Being a Successful Interpreter: Adding Value and Delivering Excellence, p. 101

 

When I wrote those words a few months ago, I had no idea how prescient they would become. Within less than a week, my home country has gone from a relatively stable, peaceful set of islands to being a Divided Kingdom, riven by generational enmity, regional rivalries and political upheavel. A simple question “Remain in the EU or Leave the EU” has turned into a Gordian knot. And interpreting is caught in it.

 

To say that interpreters have benefitted from the existence of the EU is to  state a truism. Freedom of movement of people and capital has created conferences, press events, and policy fora, as well as increasing the need for medical interpreters, court interpreters and interpreters in business negotiations, lobbying meetings and European Works Councils. And, for the most part, despite the often negative press, this has brought incredible economic benefit to the UK. We have literally created jobs, helped deals get done and reduced the cost for medical treatment by decreasing the likelihood of mistakes.

 

But Brexit is challenging that. Over the past few days, I have read more worried messages about the future of our industry than ever before. Yes, some of us got riled by the rise of technology but I have never seen so many people contemplating leaving the country – an idea that makes even more sense in the light of the increase in racist incidents against nationals of other EU countries.

 

It’s isn’t pretty but it’s here. Actually, that could basically sum up a lot of changes in the history of interpreting. As my expert colleague Alexander Drechsel wrote not too long ago, interpreting has always seen disruption. From the introduction of simultaneous interpreting to the rise of the tablet, interpreting has found a way to adjust, reinvent itself and somehow come out stronger. Disruption? It’s just history repeating, he says.

 

He is right. A divided world needs experts in communicating across cultures, nations and tribes. A worried world where people feel like they need to retreat into their own little bubbles needs people who are adept at offering people wider vistas. A world that is threatened by xenophobes and racists needs walking, breathing examples of acceptance of people whatever their background.

 

I know few other professions as needed today as interpreters.
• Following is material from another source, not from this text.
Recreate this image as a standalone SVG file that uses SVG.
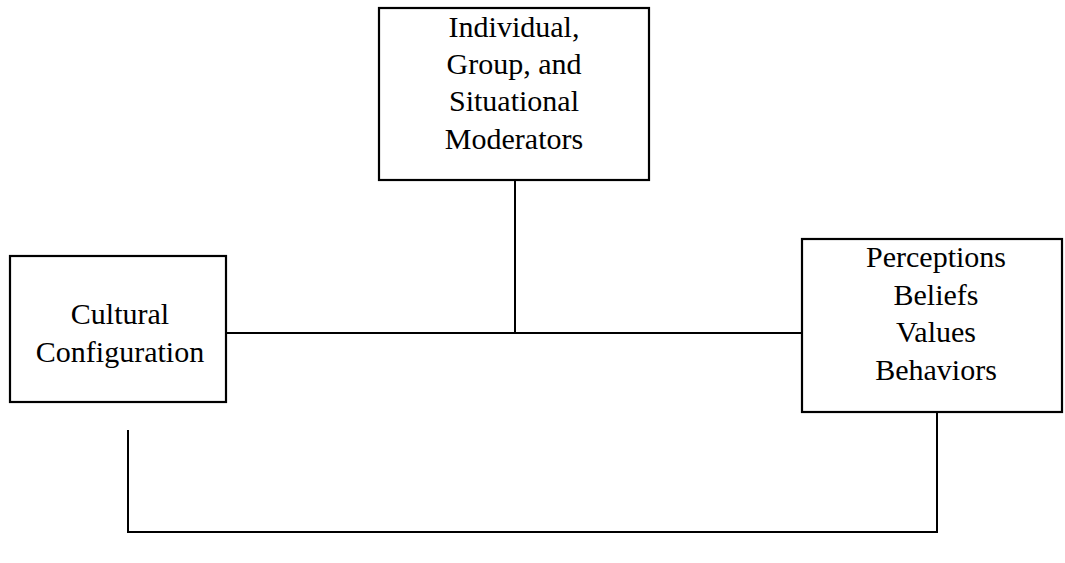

Yes, the sheer complexity of international politics can be and is a boon for conference interpreters. There is no international negotiating table in today’s world without a rack of chattering interpreting booths around it. Few meaningful deals can get done nowadays without an interpreter or four making sure that communication actually works.

 

Sure, things will be uncomfortable. Absolutely, the old ways (and perhaps places) of doing business are looking pretty bleak but we are mostly small business so we can be nimble decisions that the big players simply can’t. In a matter of months, we can change country. In a matter of weeks, we can get new clients. In a couple of years, we can have a new specialism. We can adapt. Even if adapting hurts.

 

What choice do we have? Anger is understandable. Fear is almost inevitable but interpreting is a business that can and does survive crises. We already have!

 

So, while turmoil grips nations, while companies need to negotiate contract changes, while people with different native languages check into GPs, courts, hospitals and police stations, the need for these three professions will remain: loving pastors, wise leaders, and expert interpreters. And the one that helps the other two work across the boundaries of nation, language, and state is interpreting.